Beef tartare looked like breakfast cereal: granola with dried, chopped goji berries. It was crunchy, salty, briny, fruity, and spicy, a flavor combination that deserves a classification of its own. Not umami. Something else. Maybe it was just pure Mattos, never playing it safe. Burrata was unusual, somewhat rustic, not the smooth stuff flown in from Rome by restaurants that make you pay too much for it. It was draped with sweet potato leaves. I bit into one and wished I hadn't. Perhaps it was there for decorative purposes only.

I rarely order steak in restaurants anymore; the quality of the meat depresses me. But Mattos has fashioned what could be the steak dish of the century. The two slices of rib-eye were thick, juicy, meltingly magnificent. Accompanying them were long, thin halves of miniature eggplant draped with anchovies, a dining synergy I hadn't experienced before. There were leeks, too. They didn't look like leeks. They were chopped up. This dish had everything I admired plus a bonus, a taste of the charring so beloved in Uruguay.

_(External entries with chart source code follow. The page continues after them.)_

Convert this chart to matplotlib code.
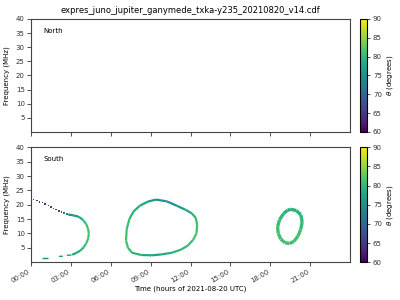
import numpy as np
import matplotlib
matplotlib.use('Agg')
import matplotlib.pyplot as plt
from matplotlib.collections import LineCollection
from matplotlib.colors import Normalize

title = 'expres_juno_jupiter_ganymede_txka-y235_20210820_v14.cdf'
hour_ticks = [0, 3, 6, 9, 12, 15, 18, 21]
hour_labels = ['00:00', '03:00', '06:00', '09:00', '12:00', '15:00', '18:00', '21:00']
freq_ticks = [5, 10, 15, 20, 25, 30, 35, 40]

# South, first arc: sparse dotted upper branch (low theta)
a_dot_t = [0.0, 0.2, 0.45, 0.65, 0.85, 1.05, 1.3, 1.5, 1.7, 1.9, 2.1, 2.3, 2.5, 2.7]
a_dot_f = [22.3, 21.9, 21.4, 21.0, 20.7, 20.3, 19.7, 19.2, 18.7, 18.3, 17.9, 17.5, 17.1, 16.8]
a_dot_th = [64, 64, 64, 64, 64, 64, 64, 65, 65, 66, 67, 69, 71, 73]

# South, first arc: continuous part
a_t = [2.8, 3.2, 3.6, 3.9, 4.15, 4.3, 4.35, 4.3, 4.15, 3.95, 3.7, 3.4, 3.1]
a_f = [16.6, 16.3, 15.8, 14.8, 13.3, 11.6, 10.0, 8.2, 6.5, 5.1, 4.0, 3.2, 2.6]
a_th = [74, 75, 77, 80, 81, 81, 81, 81, 81, 80, 79, 78, 77]

# South, first arc: broken lower tail
a_tail = [([2.7, 3.05], [2.4, 2.5]), ([2.1, 2.4], [2.0, 2.1]), ([0.85, 1.3], [1.6, 1.6])]
a_tail_th = [76, 76, 74]

# South, second loop (closed)
b_t = [9.4, 10.2, 11.0, 11.6, 12.1, 12.4, 12.5, 12.45, 12.2, 11.8, 11.3, 10.6, 9.8, 9.1,
       8.3, 7.6, 7.3, 7.15, 7.2, 7.4, 7.7, 8.2, 8.8, 9.4]
b_f = [21.8, 21.2, 19.6, 18.3, 17.0, 15.4, 13.0, 10.0, 7.8, 5.8, 4.4, 3.3, 2.7, 2.4,
       2.5, 3.3, 5.0, 7.5, 11.5, 15.0, 17.6, 19.7, 21.1, 21.8]
b_th = [75, 75, 76, 77, 79, 80, 81, 81, 81, 80, 80, 79, 78, 77,
        79, 80, 81, 81, 81, 80, 79, 78, 77, 75]

# South, third ring (closed)
c_t = [19.55, 19.95, 20.3, 20.4, 20.3, 20.1, 19.8, 19.45, 19.1, 18.8, 18.6, 18.55,
       18.7, 19.0, 19.3, 19.55]
c_f = [18.4, 18.0, 16.5, 14.0, 11.5, 9.2, 7.3, 6.5, 6.8, 8.0, 10.0, 12.3,
       14.8, 16.9, 18.1, 18.4]
c_th = [79, 79, 80, 80, 81, 81, 81, 81, 81, 81, 81, 81, 80, 80, 79, 79]

cmap = plt.get_cmap('viridis')
norm = Normalize(vmin=60, vmax=90)


def draw_line(ax, t, f, th, lw=2.0):
    pts = np.column_stack([t, f])
    segs = np.stack([pts[:-1], pts[1:]], axis=1)
    vals = (np.array(th[:-1]) + np.array(th[1:])) / 2.0
    lc = LineCollection(segs, cmap=cmap, norm=norm, linewidths=lw, capstyle='butt')
    lc.set_array(vals)
    ax.add_collection(lc)


def setup(ax, label, show_x):
    ax.set_xlim(0, 24)
    ax.set_ylim(0, 40)
    ax.set_xticks(hour_ticks)
    ax.set_yticks(freq_ticks)
    ax.tick_params(labelsize=5, length=3, width=0.6, pad=1.5, colors='#333333')
    for s in ax.spines.values():
        s.set_linewidth(0.8)
        s.set_color('#444444')
    ax.set_ylabel('Frequency (MHz)', fontsize=5, labelpad=4)
    ax.text(0.04, 0.92, label, transform=ax.transAxes, fontsize=5, va='top')
    if show_x:
        ax.set_xticklabels(hour_labels, rotation=30, ha='right')
        ax.set_xlabel('Time (hours of 2021-08-20 UTC)', fontsize=5, labelpad=1)
    else:
        ax.set_xticklabels([])


fig = plt.figure(figsize=(4, 3), dpi=100)
ax1 = fig.add_axes([0.0775, 0.56, 0.7975, 0.377])
ax2 = fig.add_axes([0.0775, 0.126, 0.7975, 0.383])
cax1 = fig.add_axes([0.901, 0.56, 0.0175, 0.377])
cax2 = fig.add_axes([0.901, 0.126, 0.0175, 0.383])

setup(ax1, 'North', False)
setup(ax2, 'South', True)
ax1.set_title(title, fontsize=6, pad=4)

# South features
ax2.scatter(a_dot_t, a_dot_f, c=a_dot_th, cmap=cmap, norm=norm, s=1.2, marker='s', linewidths=0)
draw_line(ax2, a_t, a_f, a_th, lw=1.6)
for (tt, ff), th in zip(a_tail, a_tail_th):
    draw_line(ax2, tt, ff, [th, th], lw=1.0)
draw_line(ax2, b_t, b_f, b_th, lw=1.6)
draw_line(ax2, c_t, c_f, c_th, lw=2.4)

sm = plt.cm.ScalarMappable(norm=norm, cmap=cmap)
for cax in (cax1, cax2):
    cb = fig.colorbar(sm, cax=cax)
    cb.set_ticks([60, 65, 70, 75, 80, 85, 90])
    cb.ax.tick_params(labelsize=5, length=2.5, width=0.6, pad=1.5, colors='#333333')
    cb.outline.set_linewidth(0.8)
    cb.set_label(r'$\theta$ (degrees)', fontsize=5, labelpad=2)

fig.savefig('out.png', dpi=100)
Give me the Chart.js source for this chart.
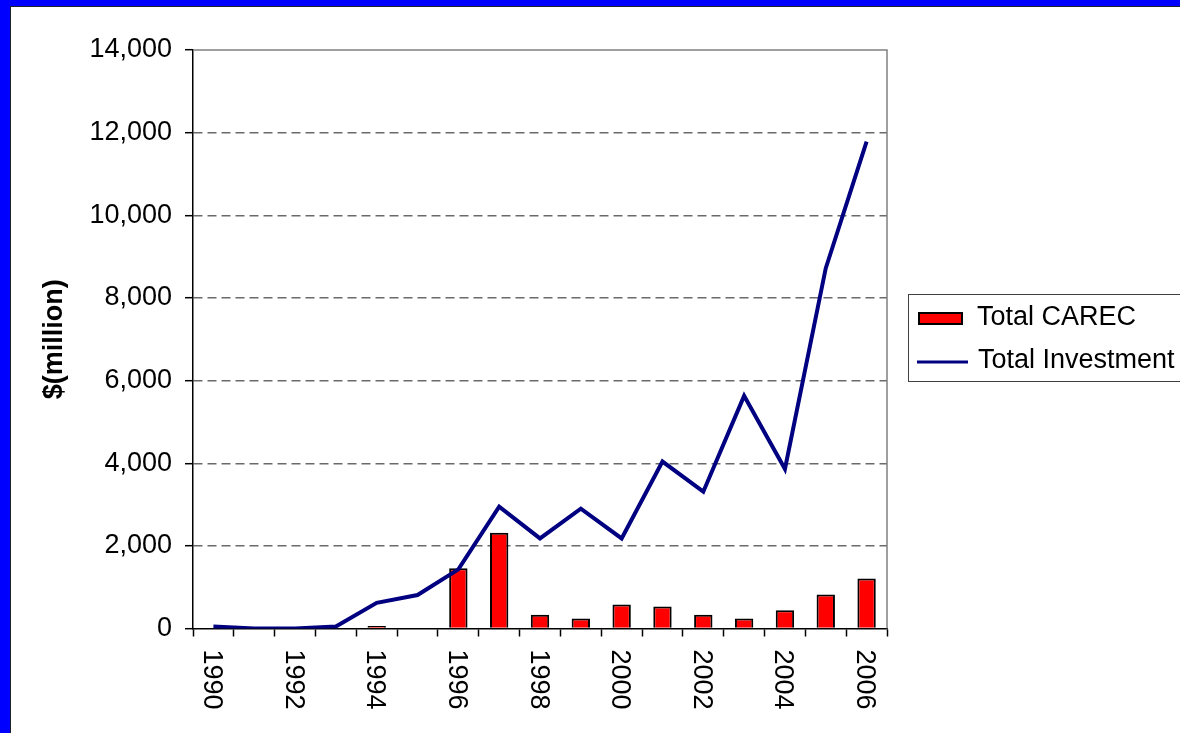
<!DOCTYPE html>
<html>
<head>
<meta charset="utf-8">
<script src="https://cdn.jsdelivr.net/npm/chart.js@4"></script>
<style>
  body { margin: 0; background: #fff; }
  #frame { position: absolute; left: 0; top: 0; width: 1180px; height: 733px; background: #0000ff; overflow: hidden; }
  #inner { position: absolute; left: 10px; top: 6px; right: 0; bottom: 0; background: #fff;
           border-left: 1.5px solid #202030; border-top: 1.5px solid #202030; }
  #chart { position: absolute; left: 0; top: 0; }
</style>
</head>
<body>
<div id="frame"><div id="inner"></div></div>
<canvas id="chart" width="1180" height="733"></canvas>
<script>
const years = ['1990', '1991', '1992', '1993', '1994', '1995', '1996', '1997', '1998',
               '1999', '2000', '2001', '2002', '2003', '2004', '2005', '2006'];
const totalCarec = [null, null, null, null, 60, null, 1460, 2320, 330, 240, 580, 530, 330, 240, 440, 820, 1210];
const totalInvestment = [50, 0, 0, 50, 620, 810, 1430, 2950, 2180, 2900, 2180, 4040, 3310, 5630, 3860, 8720, 11780];
const xTickLabels = ['1990', '1992', '1994', '1996', '1998', '2000', '2002', '2004', '2006'];
const yMin = 0, yMax = 14000, yStep = 2000;
const seriesNames = ['Total CAREC', 'Total Investment'];

const FONT = "'Liberation Sans', Arial, sans-serif";
Chart.defaults.font.family = FONT;
Chart.defaults.color = '#000';

// year labels run top-to-bottom, which chart.js can't rotate that way
const xLabelPlugin = {
  id: 'xLabels',
  afterDraw(chart) {
    const ctx = chart.ctx;
    const xs = chart.scales.x;
    ctx.save();
    ctx.font = '27px ' + FONT;
    ctx.fillStyle = '#000';
    ctx.textAlign = 'left';
    ctx.textBaseline = 'middle';
    xTickLabels.forEach(lbl => {
      const x = xs.getPixelForValue(years.indexOf(lbl)) - 2;
      ctx.save();
      ctx.translate(x, xs.top + 21);
      ctx.rotate(Math.PI / 2);
      ctx.fillText(lbl, 0, 0);
      ctx.restore();
    });
    ctx.restore();
  }
};

// grey frame on top/right of plot area, plus the boxed legend
const framePlugin = {
  id: 'frameLegend',
  beforeDatasetsDraw(chart) {
    const {ctx, chartArea: a} = chart;
    ctx.save();
    ctx.strokeStyle = '#808080';
    ctx.lineWidth = 1.5;
    ctx.beginPath();
    ctx.moveTo(a.left, a.top);
    ctx.lineTo(a.right, a.top);
    ctx.lineTo(a.right, a.bottom);
    ctx.stroke();
    ctx.restore();
  },
  afterDraw(chart) {
    const ctx = chart.ctx;
    const ds = chart.data.datasets;
    ctx.save();
    ctx.strokeStyle = '#404040';
    ctx.lineWidth = 1;
    ctx.strokeRect(908.5, 294.5, 400, 87);
    // bar swatch
    ctx.fillStyle = ds[0].backgroundColor;
    ctx.fillRect(918, 312, 45, 13);
    ctx.strokeStyle = '#000';
    ctx.lineWidth = 2;
    ctx.strokeRect(919, 313, 43, 11);
    // line swatch
    ctx.strokeStyle = ds[1].borderColor;
    ctx.lineWidth = 3;
    ctx.beginPath();
    ctx.moveTo(917, 362);
    ctx.lineTo(968, 362);
    ctx.stroke();
    ctx.fillStyle = '#000';
    ctx.font = '27px ' + FONT;
    ctx.textAlign = 'left';
    ctx.textBaseline = 'middle';
    ctx.fillText(ds[0].label, 977, 318);
    ctx.fillText(ds[1].label, 978, 361);
    ctx.restore();
  }
};

new Chart(document.getElementById('chart'), {
  type: 'bar',
  data: {
    labels: years,
    datasets: [
      {
        type: 'bar',
        label: seriesNames[0],
        data: totalCarec,
        backgroundColor: '#ff0000',
        borderColor: '#000',
        borderWidth: 2,
        barPercentage: 0.45,
        categoryPercentage: 1,
        order: 1
      },
      {
        type: 'line',
        label: seriesNames[1],
        data: totalInvestment,
        borderColor: '#000080',
        borderWidth: 4,
        pointRadius: 0,
        tension: 0,
        fill: false,
        order: 0
      }
    ]
  },
  options: {
    responsive: false,
    devicePixelRatio: 1,
    animation: false,
    layout: { padding: { left: 0, top: 50, right: 293, bottom: 0 } },
    plugins: { legend: { display: false }, tooltip: { enabled: false } },
    scales: {
      x: {
        offset: true,
        grid: {
          offset: true,
          drawOnChartArea: false,
          color: '#000',
          tickColor: '#000',
          tickLength: 8,
          tickWidth: 1.5
        },
        border: { color: '#000', width: 1.5 },
        ticks: { display: false },
        afterFit: s => { s.height = 104.5; }
      },
      y: {
        min: yMin,
        max: yMax,
        ticks: {
          stepSize: yStep,
          padding: 13,
          font: { size: 27 },
          color: '#000',
          callback: v => v.toLocaleString('en-US')
        },
        grid: {
          color: c => (c.tick && (c.tick.value === yMin || c.tick.value === yMax)) ? 'rgba(0,0,0,0)' : '#6a6a6a',
          lineWidth: 1.4,
          tickColor: '#000',
          tickLength: 8,
          tickWidth: 1.5,
          tickBorderDash: []
        },
        border: { display: true, color: '#000', width: 1.5, dash: [9, 5] },
        title: {
          display: true,
          text: '$(million)',
          font: { size: 27, weight: 'bold' },
          color: '#000',
          padding: { top: 38, bottom: 0 }
        },
        afterFit: s => { s.width = 193; }
      }
    }
  },
  plugins: [xLabelPlugin, framePlugin]
});
</script>
</body>
</html>
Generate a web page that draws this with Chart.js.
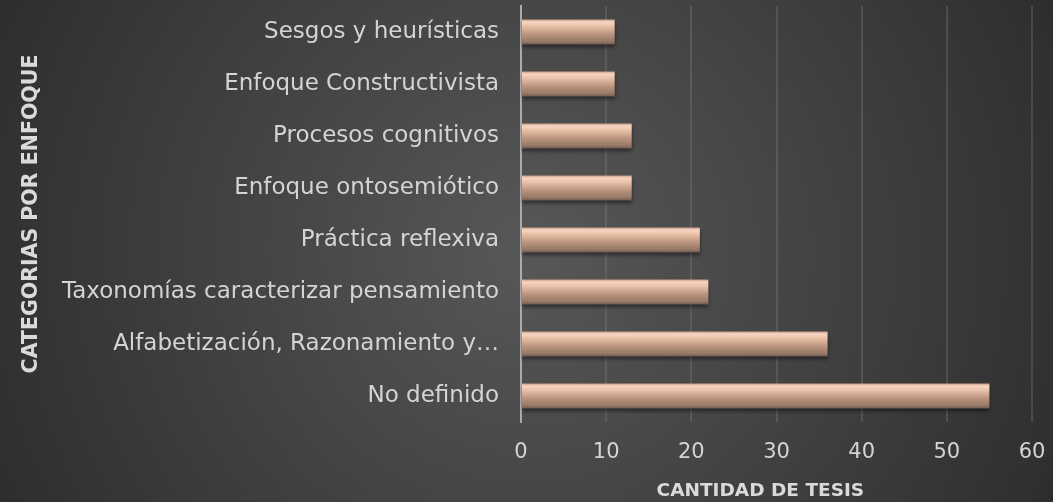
<!DOCTYPE html>
<html>
<head>
<meta charset="utf-8">
<script src="https://cdn.jsdelivr.net/npm/chart.js@4.4.0/dist/chart.umd.min.js"></script>
<style>
  html, body { margin: 0; padding: 0; background: #333; }
  #wrap { width: 1053px; height: 502px; }
</style>
</head>
<body>
<div id="wrap"><canvas id="myChart"></canvas></div>
<script>
// categories top -> bottom
var categories = ['Sesgos y heurísticas', 'Enfoque Constructivista', 'Procesos cognitivos', 'Enfoque ontosemiótico',
  'Práctica reflexiva', 'Taxonomías caracterizar pensamiento', 'Alfabetización, Razonamiento y…', 'No definido'];
var tesis = [11, 11, 13, 13, 21, 22, 36, 55];
var xTicks = [0, 10, 20, 30, 40, 50, 60];

var fontName = "'DejaVu Sans', sans-serif";

// radial dark background
var bgPlugin = {
  id: 'bg',
  beforeDraw: function(chart) {
    var c = chart.ctx, w = chart.width, h = chart.height;
    var g = c.createRadialGradient(w * 0.5, h * 0.5, 10, w * 0.5, h * 0.5, w * 0.6);
    g.addColorStop(0, '#575757');
    g.addColorStop(1, '#2a2a2a');
    c.save();
    c.fillStyle = g;
    c.fillRect(0, 0, w, h);
    c.restore();
  }
};

// soft shadow under the bars
var shadowPlugin = {
  id: 'barShadow',
  beforeDatasetsDraw: function(chart) {
    chart.ctx.save();
    chart.ctx.shadowColor = 'rgba(0,0,0,0.5)';
    chart.ctx.shadowBlur = 4;
    chart.ctx.shadowOffsetY = 3;
  },
  afterDatasetsDraw: function(chart) { chart.ctx.restore(); }
};

function barFill(ctx) {
  var chart = ctx.chart;
  var y = chart.scales.y;
  if (!y || ctx.dataIndex === undefined) return '#c9a08a';
  var cy = y.getPixelForValue(ctx.dataIndex);
  var half = (y.height / categories.length) * 0.48 / 2;
  if (!isFinite(cy) || !isFinite(half) || half <= 0) return '#c9a08a';
  var g = chart.ctx.createLinearGradient(0, cy - half, 0, cy + half);
  g.addColorStop(0, '#c79f88');
  g.addColorStop(0.1, '#f7d6c1');
  g.addColorStop(0.3, '#e6bda3');
  g.addColorStop(0.6, '#b9937e');
  g.addColorStop(0.88, '#977968');
  g.addColorStop(1, '#6e5a4e');
  return g;
}

const config = {
  type: 'bar',
  data: {
    labels: categories,
    datasets: [{
      label: 'Cantidad de tesis',
      data: tesis,
      backgroundColor: barFill,
      borderWidth: 0,
      barPercentage: 0.48,
      categoryPercentage: 1
    }]
  },
  options: {
    indexAxis: 'y',
    responsive: true,
    maintainAspectRatio: false,
    animation: false,
    layout: { padding: { left: 0, right: 21, top: 6, bottom: 0 } },
    plugins: {
      legend: { display: false },
      tooltip: { enabled: false }
    },
    scales: {
      x: {
        min: 0, max: 60,
        afterBuildTicks: function(scale) { scale.ticks = xTicks.map(function(v) { return { value: v }; }); },
        afterFit: function(scale) { scale.height = 80; },
        // label gap made with tick length (tick padding would also widen the chart margins)
        grid: { color: 'rgba(130,130,130,0.32)', lineWidth: 2, tickLength: 18, tickColor: 'rgba(0,0,0,0)' },
        border: { display: false },
        ticks: { color: '#d4d4d4', font: { family: fontName, size: 21 }, padding: 0 },
        // trailing spaces nudge the centred title a little left, as in the original
        title: { display: true, text: 'CANTIDAD DE TESIS     ', color: '#dadada',
          font: { family: fontName, size: 18.5, weight: 'bold' }, padding: { top: 0, bottom: 0 } }
      },
      y: {
        afterFit: function(scale) { scale.width = 521; },
        grid: { display: true, drawOnChartArea: false, drawTicks: true, tickLength: 22, color: 'rgba(0,0,0,0)' },
        border: { display: true, color: '#ababab', width: 2 },
        ticks: { color: '#d4d4d4', font: { family: fontName, size: 23, lineHeight: 0.4 }, padding: 0 },
        title: { display: true, text: 'CATEGORIAS POR ENFOQUE', color: '#dadada',
          font: { family: fontName, size: 20.5, weight: 'bold' }, padding: { top: 19, bottom: 0 } }
      }
    }
  },
  plugins: [bgPlugin, shadowPlugin]
};

var myChart = new Chart(document.getElementById('myChart'), config);
</script>
</body>
</html>
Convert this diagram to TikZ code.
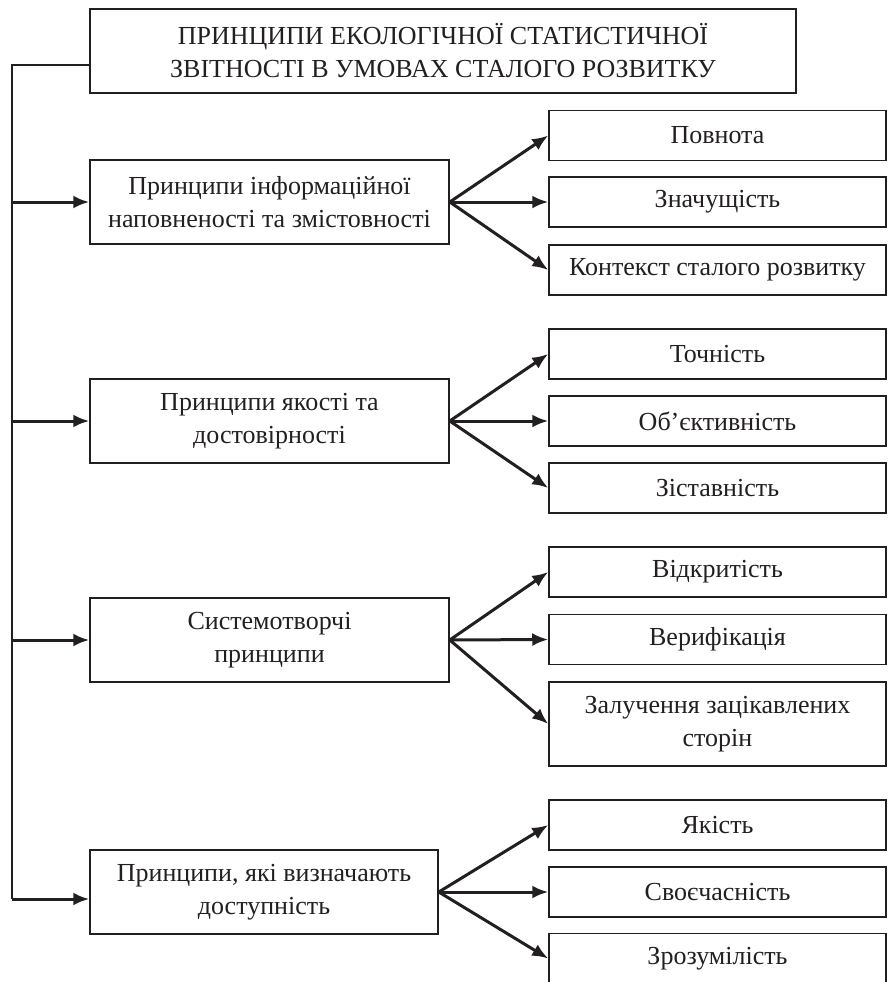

We had two wines from the ambitious and well-priced list assembled by co-owner Thomas Carter, formerly the wine director of Blue Hill at Stone Barns. I was enticed by the 2011 Weiser-Künstler Enkircher Ellergrub Riesling Spätlese trocken. I don't just like saying all those words, although it's certainly fun. I love Rieslings that are dry, pure, and delicate. We got real glasses, too, the Burgundian kind that comes with every wine by the bottle. The 2012 La Grande Colline "Le Canon," a Syrah from northern Rhone, was an impossibly good deal, priced at $36.

The desserts were a little too good to be true, inasmuch as the restaurant doesn't have a pastry chef. Turns out a former pastry chef at Blue Hill, Alex Grunert, advises the Estela kitchen. He's a good man to have around. These were homemade desserts that nobody can make at home. The chocolate sorbet came with extra-crunchy crumb-cake topping. The panna cotta—the dessert every restaurant is making this year—was topped with honey and possessed a creaminess that puts it up with the best.

If there is anything wrong with Estela, it's that it allows too many people to come to dinner, but Mattos's cooking is so exuberant, original, unconventional, and compelling, I don't know how you can keep them away. I don't even know what to call his food. Maybe contemporary, but that's so yesterday. I don't think it's Uruguayan. I've been there, and I never ate anything as extraordinary as this.